31. In Lawlor v. Flood, the proceedings in question were those of a Tribunal of Inquiry so that the case is not directly relevant to the present one. In relation to non-inquisitorial proceedings, such as the civil proceedings between the appellant here and his relations and the Bank, one cannot do more than echo Keane C.J. in holding that “there may be some room for a difference of view”. This “difference of view” does not suggest the clarity and precision normally required in a procedure which can lead to loss of liberty.

32. This appears to me to be a very unsatisfactory situation especially from the point of view of one at risk of his liberty. It is twenty years now since the Law Reform Commission urged the need for statutory reform in this area and some thirty-one years since such reform took place by statute in the neighbouring jurisdiction. It is most unfortunate that no positive steps have been taken here with the result that this fraught matter has come on for resolution in an uncertain state of the law.

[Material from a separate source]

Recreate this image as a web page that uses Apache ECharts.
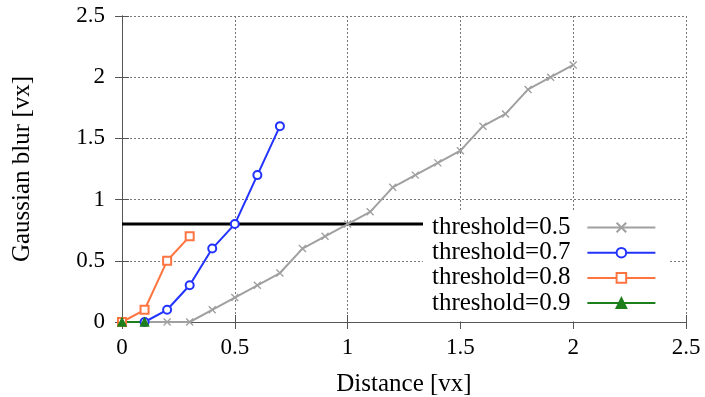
<!DOCTYPE html>
<html>
<head>
<meta charset="utf-8">
<script src="https://cdn.jsdelivr.net/npm/echarts@6/dist/echarts.min.js"></script>
<style>
  html, body { margin: 0; padding: 0; background: #fff; }
  #chart { width: 705px; height: 397px; }
</style>
</head>
<body>
<div id="chart"></div>
<script>
const distances = [0, 0.1, 0.2, 0.3, 0.4, 0.5, 0.6, 0.7, 0.8, 0.9, 1.0, 1.1, 1.2, 1.3, 1.4, 1.5, 1.6, 1.7, 1.8, 1.9, 2.0];
const blur05 = [0, 0, 0, 0, 0.1, 0.2, 0.3, 0.4, 0.6, 0.7, 0.8, 0.9, 1.1, 1.2, 1.3, 1.4, 1.6, 1.7, 1.9, 2.0, 2.1];
const blur07 = [0, 0, 0.1, 0.3, 0.6, 0.8, 1.2, 1.6];
const blur08 = [0, 0.1, 0.5, 0.7];
const blur09 = [0, 0];
const cutoffX = [0, 2.0];
const cutoffY = [0.8, 0.8];
const ticks = [0, 0.5, 1, 1.5, 2, 2.5];

const pairs = (ys) => ys.map((y, i) => [distances[i], y]);
const serif = "Liberation Serif";
const frame = "#555";

const chart = echarts.init(document.getElementById("chart"));

const baseAxis = {
  type: "value",
  min: ticks[0],
  max: ticks[ticks.length - 1],
  interval: 0.5,
  axisLine: { show: true, lineStyle: { color: frame, width: 1 } },
  axisTick: { show: true, inside: true, length: 7, lineStyle: { color: frame } },
  axisLabel: { color: "#000", fontFamily: serif, fontSize: 23 },
  splitLine: { show: true, lineStyle: { color: "#777", type: [2, 2], width: 1 } },
};
const mirror = {
  ...baseAxis,
  axisLabel: { show: false },
  splitLine: { show: false },
};

function line(name, ys, color, symbol, size) {
  return {
    name,
    type: "line",
    data: pairs(ys),
    symbol,
    symbolSize: size,
    showAllSymbol: true,
    lineStyle: { color, width: 2 },
    itemStyle: { color, borderColor: color, borderWidth: 1.4 },
    emphasis: { disabled: true },
  };
}

chart.setOption({
  animation: false,
  backgroundColor: "#fff",
  grid: { left: 122, right: 19, top: 16, bottom: 75, outerBoundsMode: "none" },
  xAxis: [
    {
      ...baseAxis,
      position: "bottom",
      name: "Distance [vx]",
      nameLocation: "middle",
      nameGap: 50,
      nameTextStyle: { color: "#000", fontFamily: serif, fontSize: 25 },
      axisLabel: { ...baseAxis.axisLabel, margin: 14 },
    },
    { ...mirror, position: "top" },
  ],
  yAxis: [
    {
      ...baseAxis,
      position: "left",
      name: "Gaussian blur [vx]",
      nameLocation: "middle",
      nameGap: 87,
      nameRotate: 90,
      nameTextStyle: { color: "#000", fontFamily: serif, fontSize: 25 },
      axisLabel: { ...baseAxis.axisLabel, margin: 17 },
    },
    { ...mirror, position: "right" },
  ],
  legend: {
    data: ["threshold=0.5", "threshold=0.7", "threshold=0.8", "threshold=0.9"],
    orient: "vertical",
    align: "right",
    left: 423,
    top: 212,
    padding: [3, 13, 6, 9],
    itemWidth: 68,
    itemHeight: 12,
    itemGap: 0.2,
    backgroundColor: "#fff",
    selectedMode: false,
    textStyle: { color: "#000", fontFamily: serif, fontSize: 25, lineHeight: 21, padding: [0, 12, 0, 0] },
  },
  series: [
    {
      name: "cutoff",
      type: "line",
      data: cutoffX.map((x, i) => [x, cutoffY[i]]),
      symbol: "none",
      lineStyle: { color: "#000", width: 3 },
      emphasis: { disabled: true },
    },
    line("threshold=0.5", blur05, "#a0a0a0", "path://M0,0L10,10M0,10L10,0", 7),
    line("threshold=0.7", blur07, "#2233ff", "emptyCircle", 8),
    line("threshold=0.8", blur08, "#ff7440", "emptyRect", 8),
    line("threshold=0.9", blur09, "#1c7f1c", "triangle", 8),
  ],
});
</script>
</body>
</html>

33. However, in my view the authority of Keegan v. De Burca is unaffected by the later decisions. Two of these are High Court decisions and the more recent Supreme Court decision does not purport to resolve the issue except in relation to Tribunal proceedings. Accordingly I propose to follow the judgment of this Court in Keegan v. De Burca which in my view remains the authoritative statement of the law until reversed by this Court or overruled by statutory intervention. Accordingly I adhere to the clear distinction between criminal contempt and civil contempt which is there set out. This requires a clear distinction to be explicitly made as to whether an order for imprisonment is civil or criminal in nature.

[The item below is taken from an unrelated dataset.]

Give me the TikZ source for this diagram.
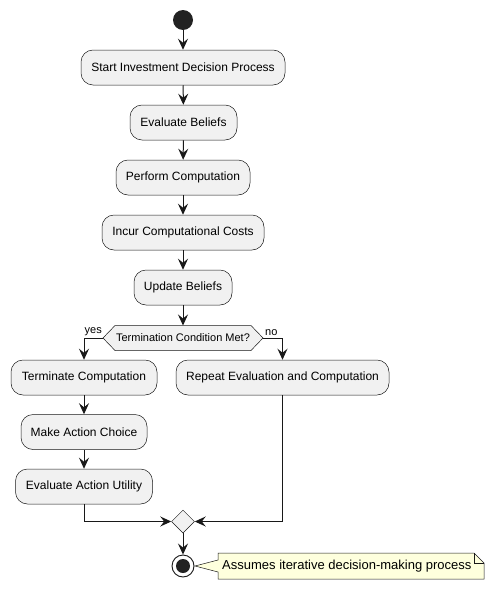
\documentclass[tikz,border=0pt]{standalone}
\usepackage{fontspec}
\setmainfont{Liberation Sans}
\usetikzlibrary{arrows.meta,shapes.geometric}
\definecolor{linec}{HTML}{181818}
\definecolor{boxfill}{HTML}{F1F1F1}
\definecolor{notefill}{HTML}{FEFFDD}
\definecolor{dotc}{HTML}{222222}
\begin{document}
\begin{tikzpicture}[x=1pt,y=-1pt,
  act/.style={draw=linec, fill=boxfill, rounded corners=12pt, line width=0.5pt,
    minimum height=35pt, inner sep=0pt, font=\fontsize{12}{14}\selectfont},
  arr/.style={-{Stealth[length=11pt,width=10pt,inset=4pt]}, line width=1pt, draw=linec},
  lbl/.style={font=\fontsize{11}{13}\selectfont, inner sep=0pt},
  merge/.style={draw=linec, fill=boxfill, line width=0.5pt},
]
\useasboundingbox (0,0) rectangle (495,589);

\node[circle, fill=dotc, minimum size=20pt, inner sep=0pt] (start) at (183,20) {};
\node[act, minimum width=204pt] (b1) at (183,67.5) {Start Investment Decision Process};
\node[act, minimum width=107pt] (b2) at (183.5,122.5) {Evaluate Beliefs};
\node[act, minimum width=134pt] (b3) at (183,177.5) {Perform Computation};
\node[act, minimum width=162pt] (b4) at (183,232.5) {Incur Computational Costs};
\node[act, minimum width=98pt] (b5) at (183,287.5) {Update Beliefs};

% hexagonal decision
\coordinate (cl) at (103,338);
\coordinate (cr) at (263,338);
\coordinate (ctop) at (183,325.5);
\draw[merge] (cl) -- (115,325.5) -- (251,325.5) -- (cr) -- (251,350.5) -- (115,350.5) -- cycle;
\node[lbl] (cond) at (183,338) {Termination Condition Met?};

\node[act, minimum width=146pt] (t1) at (84,377.5) {Terminate Computation};
\node[act, minimum width=213pt] (r1) at (282.5,377.5) {Repeat Evaluation and Computation};
\node[act, minimum width=126pt] (t2) at (84,432) {Make Action Choice};
\node[act, minimum width=137pt] (t3) at (84,486.5) {Evaluate Action Utility};

\node[merge, diamond, shape aspect=1, minimum size=23pt, inner sep=0pt] (m) at (183,521.5) {};

\node[circle, draw=linec, fill=white, line width=0.9pt, minimum size=22pt, inner sep=0pt] (endo) at (183,566) {};
\node[circle, fill=dotc, minimum size=14pt, inner sep=0pt] (endi) at (183,566) {};

% note
\draw[draw=linec, fill=notefill, line width=0.5pt]
  (218,553) -- (474,553) -- (484,563) -- (484,579) -- (218,579) -- (218,572)
  -- (195,566) -- (218,560) -- cycle;
\draw[draw=linec, line width=0.5pt] (474,553) -- (474,563) -- (484,563);
\node[font=\fontsize{13}{15}\selectfont, anchor=west, inner sep=0pt] (note) at (222,566.5) {Assumes iterative decision-making process};

% connectors
\draw[arr] (start) -- (b1);
\draw[arr] (b1) -- (b2);
\draw[arr] (b2) -- (b3);
\draw[arr] (b3) -- (b4);
\draw[arr] (b4) -- (b5);
\draw[arr] (b5.south) -- (ctop);
\draw[arr] (cl) -| (t1.north);
\draw[arr] (cr) -| (r1.north);
\node[lbl, anchor=south east] (yes) at (102,336) {yes};
\node[lbl, anchor=south west] (no) at (265,336) {no};
\draw[arr] (t1) -- (t2);
\draw[arr] (t2) -- (t3);
\draw[arr] (t3.south) |- (m.west);
\draw[arr] (r1.south) |- (m.east);
\draw[arr] (m) -- (endo);
\end{tikzpicture}
\end{document}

34. In Keegan, the defendant was attached and committed for contempt of court when she refused to answer a relevant question which the judge had asked. She was imprisoned indefinitely, until she purged her contempt. The Supreme Court held that the contempt disclosed on the above facts was a criminal contempt and that the penalty should have been by way of imprisonment for a fixed period, and not an indefinite period. So the order was vacated.

35. The application of this authority to the present case will be considered below. It is first necessary to turn to some other aspects of the law of contempt, which are well and uncontroversially established in Irish law.

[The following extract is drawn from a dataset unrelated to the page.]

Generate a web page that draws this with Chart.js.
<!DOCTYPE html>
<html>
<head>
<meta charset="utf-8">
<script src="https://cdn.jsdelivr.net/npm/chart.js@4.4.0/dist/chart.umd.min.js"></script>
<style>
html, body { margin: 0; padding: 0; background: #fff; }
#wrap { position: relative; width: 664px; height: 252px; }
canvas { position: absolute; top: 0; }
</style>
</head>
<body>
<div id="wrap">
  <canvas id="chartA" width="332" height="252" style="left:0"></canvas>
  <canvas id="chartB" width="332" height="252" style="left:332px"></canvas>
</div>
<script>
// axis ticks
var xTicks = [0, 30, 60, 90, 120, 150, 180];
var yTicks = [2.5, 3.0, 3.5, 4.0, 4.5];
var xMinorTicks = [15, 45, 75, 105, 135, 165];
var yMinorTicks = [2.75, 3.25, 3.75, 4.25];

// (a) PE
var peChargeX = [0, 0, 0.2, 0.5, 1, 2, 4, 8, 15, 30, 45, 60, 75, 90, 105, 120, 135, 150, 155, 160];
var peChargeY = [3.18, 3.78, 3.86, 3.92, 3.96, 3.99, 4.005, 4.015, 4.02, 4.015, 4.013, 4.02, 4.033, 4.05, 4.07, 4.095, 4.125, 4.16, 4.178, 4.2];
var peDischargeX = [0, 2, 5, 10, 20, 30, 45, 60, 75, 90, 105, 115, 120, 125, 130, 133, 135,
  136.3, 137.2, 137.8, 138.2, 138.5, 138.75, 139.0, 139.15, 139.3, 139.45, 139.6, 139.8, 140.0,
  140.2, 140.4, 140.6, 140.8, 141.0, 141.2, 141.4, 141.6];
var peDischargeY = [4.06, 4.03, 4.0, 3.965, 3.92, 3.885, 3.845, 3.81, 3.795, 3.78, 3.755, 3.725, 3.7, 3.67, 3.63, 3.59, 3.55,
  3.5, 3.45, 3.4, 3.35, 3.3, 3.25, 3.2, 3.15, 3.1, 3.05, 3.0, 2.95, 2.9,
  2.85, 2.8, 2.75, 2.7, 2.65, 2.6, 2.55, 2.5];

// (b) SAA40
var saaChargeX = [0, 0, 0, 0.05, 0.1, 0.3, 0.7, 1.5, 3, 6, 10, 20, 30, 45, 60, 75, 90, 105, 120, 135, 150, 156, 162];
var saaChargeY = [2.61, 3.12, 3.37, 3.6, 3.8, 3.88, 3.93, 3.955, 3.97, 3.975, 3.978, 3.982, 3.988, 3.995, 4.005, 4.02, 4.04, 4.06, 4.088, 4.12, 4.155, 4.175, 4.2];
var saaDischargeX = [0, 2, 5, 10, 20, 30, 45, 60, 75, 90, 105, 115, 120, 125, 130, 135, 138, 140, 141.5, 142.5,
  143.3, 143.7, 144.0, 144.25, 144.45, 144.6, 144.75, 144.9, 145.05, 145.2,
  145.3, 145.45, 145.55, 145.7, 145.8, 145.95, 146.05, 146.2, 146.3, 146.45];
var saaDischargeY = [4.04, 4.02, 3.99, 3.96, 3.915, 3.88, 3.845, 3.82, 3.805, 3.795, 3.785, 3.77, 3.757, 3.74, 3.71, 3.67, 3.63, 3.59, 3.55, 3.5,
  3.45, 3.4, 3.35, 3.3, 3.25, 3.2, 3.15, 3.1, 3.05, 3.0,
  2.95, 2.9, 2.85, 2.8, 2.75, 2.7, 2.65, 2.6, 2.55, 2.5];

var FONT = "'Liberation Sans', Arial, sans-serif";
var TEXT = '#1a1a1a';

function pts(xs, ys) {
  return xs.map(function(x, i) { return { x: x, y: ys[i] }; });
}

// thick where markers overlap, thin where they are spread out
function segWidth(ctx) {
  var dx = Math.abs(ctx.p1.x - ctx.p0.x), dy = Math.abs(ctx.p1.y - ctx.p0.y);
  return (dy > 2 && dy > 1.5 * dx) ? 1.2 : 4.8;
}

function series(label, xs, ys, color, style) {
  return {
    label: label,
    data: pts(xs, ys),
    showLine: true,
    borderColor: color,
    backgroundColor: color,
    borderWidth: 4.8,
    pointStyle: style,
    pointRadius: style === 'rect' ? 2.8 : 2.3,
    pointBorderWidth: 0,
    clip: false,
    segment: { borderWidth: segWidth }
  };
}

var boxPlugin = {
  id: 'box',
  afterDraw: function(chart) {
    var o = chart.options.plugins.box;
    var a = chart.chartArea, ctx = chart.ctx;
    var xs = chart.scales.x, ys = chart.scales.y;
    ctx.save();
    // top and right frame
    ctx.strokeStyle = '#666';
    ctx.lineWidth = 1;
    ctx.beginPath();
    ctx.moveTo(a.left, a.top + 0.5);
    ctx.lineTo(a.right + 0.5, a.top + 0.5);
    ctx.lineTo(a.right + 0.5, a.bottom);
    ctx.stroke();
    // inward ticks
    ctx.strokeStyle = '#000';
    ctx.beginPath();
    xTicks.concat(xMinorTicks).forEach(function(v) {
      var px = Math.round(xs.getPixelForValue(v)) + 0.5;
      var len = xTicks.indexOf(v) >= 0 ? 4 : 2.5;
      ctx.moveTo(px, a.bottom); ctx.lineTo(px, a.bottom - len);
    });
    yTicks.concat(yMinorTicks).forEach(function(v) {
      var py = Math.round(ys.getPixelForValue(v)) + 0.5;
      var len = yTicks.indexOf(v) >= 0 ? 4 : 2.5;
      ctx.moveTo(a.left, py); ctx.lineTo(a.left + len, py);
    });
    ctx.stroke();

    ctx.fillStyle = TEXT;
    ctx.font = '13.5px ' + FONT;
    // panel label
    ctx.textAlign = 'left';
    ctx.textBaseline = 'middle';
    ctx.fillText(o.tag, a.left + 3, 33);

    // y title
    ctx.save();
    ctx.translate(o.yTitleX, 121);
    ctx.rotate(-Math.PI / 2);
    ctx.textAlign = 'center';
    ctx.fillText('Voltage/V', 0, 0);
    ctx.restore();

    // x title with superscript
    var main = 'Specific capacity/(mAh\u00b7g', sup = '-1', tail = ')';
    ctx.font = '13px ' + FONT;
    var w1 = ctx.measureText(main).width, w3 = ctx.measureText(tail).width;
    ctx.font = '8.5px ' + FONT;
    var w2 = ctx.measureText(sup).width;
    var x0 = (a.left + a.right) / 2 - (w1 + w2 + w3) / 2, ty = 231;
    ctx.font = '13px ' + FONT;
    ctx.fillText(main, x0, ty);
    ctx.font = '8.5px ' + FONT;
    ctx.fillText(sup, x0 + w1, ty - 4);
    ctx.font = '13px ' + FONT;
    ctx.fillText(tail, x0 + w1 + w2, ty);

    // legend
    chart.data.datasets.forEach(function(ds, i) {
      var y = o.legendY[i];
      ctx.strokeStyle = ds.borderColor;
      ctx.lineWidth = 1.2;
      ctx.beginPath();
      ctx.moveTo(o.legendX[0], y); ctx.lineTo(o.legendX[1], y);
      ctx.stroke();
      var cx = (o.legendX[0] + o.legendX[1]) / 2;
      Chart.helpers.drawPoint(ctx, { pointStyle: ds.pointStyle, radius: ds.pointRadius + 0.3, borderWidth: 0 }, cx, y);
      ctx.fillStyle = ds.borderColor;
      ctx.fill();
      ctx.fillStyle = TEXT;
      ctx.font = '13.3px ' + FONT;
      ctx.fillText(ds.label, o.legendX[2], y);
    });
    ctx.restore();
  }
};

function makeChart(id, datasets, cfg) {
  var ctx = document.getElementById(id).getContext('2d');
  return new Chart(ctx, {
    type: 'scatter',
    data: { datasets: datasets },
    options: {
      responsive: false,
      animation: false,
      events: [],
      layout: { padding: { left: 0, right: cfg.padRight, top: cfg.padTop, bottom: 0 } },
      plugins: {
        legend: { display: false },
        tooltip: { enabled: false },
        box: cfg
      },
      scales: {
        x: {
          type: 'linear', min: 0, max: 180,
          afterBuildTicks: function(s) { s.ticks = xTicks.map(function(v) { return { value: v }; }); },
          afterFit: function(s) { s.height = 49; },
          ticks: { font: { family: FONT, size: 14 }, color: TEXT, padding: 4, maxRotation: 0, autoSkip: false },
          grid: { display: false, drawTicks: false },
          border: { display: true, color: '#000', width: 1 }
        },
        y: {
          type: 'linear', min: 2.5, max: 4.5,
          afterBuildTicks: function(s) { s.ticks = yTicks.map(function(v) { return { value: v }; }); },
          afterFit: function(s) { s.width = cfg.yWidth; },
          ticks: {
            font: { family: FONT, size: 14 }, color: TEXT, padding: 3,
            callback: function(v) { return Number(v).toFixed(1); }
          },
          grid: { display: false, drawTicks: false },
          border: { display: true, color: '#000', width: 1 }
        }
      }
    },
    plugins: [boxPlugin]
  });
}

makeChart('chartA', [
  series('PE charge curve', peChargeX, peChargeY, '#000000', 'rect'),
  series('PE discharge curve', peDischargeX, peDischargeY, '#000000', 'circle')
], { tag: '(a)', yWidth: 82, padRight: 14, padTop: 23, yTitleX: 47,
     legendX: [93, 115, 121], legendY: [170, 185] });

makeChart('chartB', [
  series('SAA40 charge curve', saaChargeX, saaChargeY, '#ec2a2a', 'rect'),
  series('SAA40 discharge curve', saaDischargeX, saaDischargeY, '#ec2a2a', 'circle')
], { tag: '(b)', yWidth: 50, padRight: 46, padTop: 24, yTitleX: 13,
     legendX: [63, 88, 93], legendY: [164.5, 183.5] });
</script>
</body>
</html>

36. The most recent Irish authority is the decision of this Court in Dublin City Council v. Thomas McFeely [2012] IESC 45. There, Fennelly J. quoted Order 44 Rule 3 of the Rules of the Superior Courts as follows:

      “Save in respect of committal for contempt in the face of the Court or committal under Rule 4, no Order of Attachment or Committal shall be issued except by leave of the Court to be applied for by Motion on Notice to the party against whom the attachment or committal is to be directed”.
37. He continued, at para. 10 of the judgment:
      “The object of these rules is to comply with the obvious need to respect fair procedures where a person is at risk of being imprisoned, that is to respect the rule of audi alteram partem. It is inherent in this system that the person be put on notice of the nature of the contempt alleged against him. In a case where the charge is that he is in breach of a court order, he should be told what the order is and how he is alleged to be in breach. It seems to me axiomatic that these procedures must be observed before the Court makes a finding that the person is in breach of the Order. That is what the contempt consists of.” (Emphasis supplied)
38. In my judgment in McFeely, I asserted the importance of the contempt jurisdiction and continued, at para. 8:
      “But the exercise of this power must, in my opinion, always be a matter of last resort, embarked on with manifest caution and great reluctance. This is because the contempt of court procedures have the potential to deprive a citizen of his or her liberty, not to mention property, without their being accorded the elaborate but very necessary protections normally provided by the procedures of a criminal trial.”
39. There then followed this significant passage, which I wish to reiterate in the present case:
      “If a citizen could be summarily imprisoned, or fined a huge sum of money, without all proper meticulous attention being paid to the procedures which exist for his protection, then the liberties of citizens generally would be undermined. Everyone threatened with imprisonment for contempt, whether protestor, picketer or property developer is entitled in the public interest, to a meticulous observation of procedural justice, all the more so since the nature of the procedures involved deprive him of the right to trial by jury. It is important that the Court Order allegedly breached should be indicated with absolute clarity and precision in the Motion for attachment and committal and that the evidence alleged to establish breach of that Order should be led in proper form after due and timely service of the Motion for attachment and committal. This Motion will normally be issued by a party and adjudicated upon, quite independently, by a judge.”
40. These passages are of vital importance to the resolution of the present case. In my view, they are merely an exposition of the law as it stood and by no means a new departure. One could find legal authority for the proposition that an application to commit for contempt has to be approached with great caution, over a period of many centuries. This is because it is a procedure which allows a person to be locked up, sometimes “without limit of time”, without the procedures and protection which normally apply when a person is on risk of his liberty. It is therefore essential, in the public interest (and not simply to protect the rights of an individual), that there be a “meticulous observation of procedural justice” in such a case. The most important aspect of procedural justice is, as Fennelly J. put it “In a case where the charge is that he is in breach of a court order, he should be told what the order is and how he is alleged to be in breach. It seems to me axiomatic that these procedures must be observed before the Court makes a finding that the person is in breach of the order”. The nature of this obligation to notify the person whose imprisonment is sought is that “the order allegedly breached should be indicated with absolute clarity and precision in the Motion for Attachment and Committal and the evidence alleged to establish breach of that order should be led in proper form after due and timely service of the motion.”.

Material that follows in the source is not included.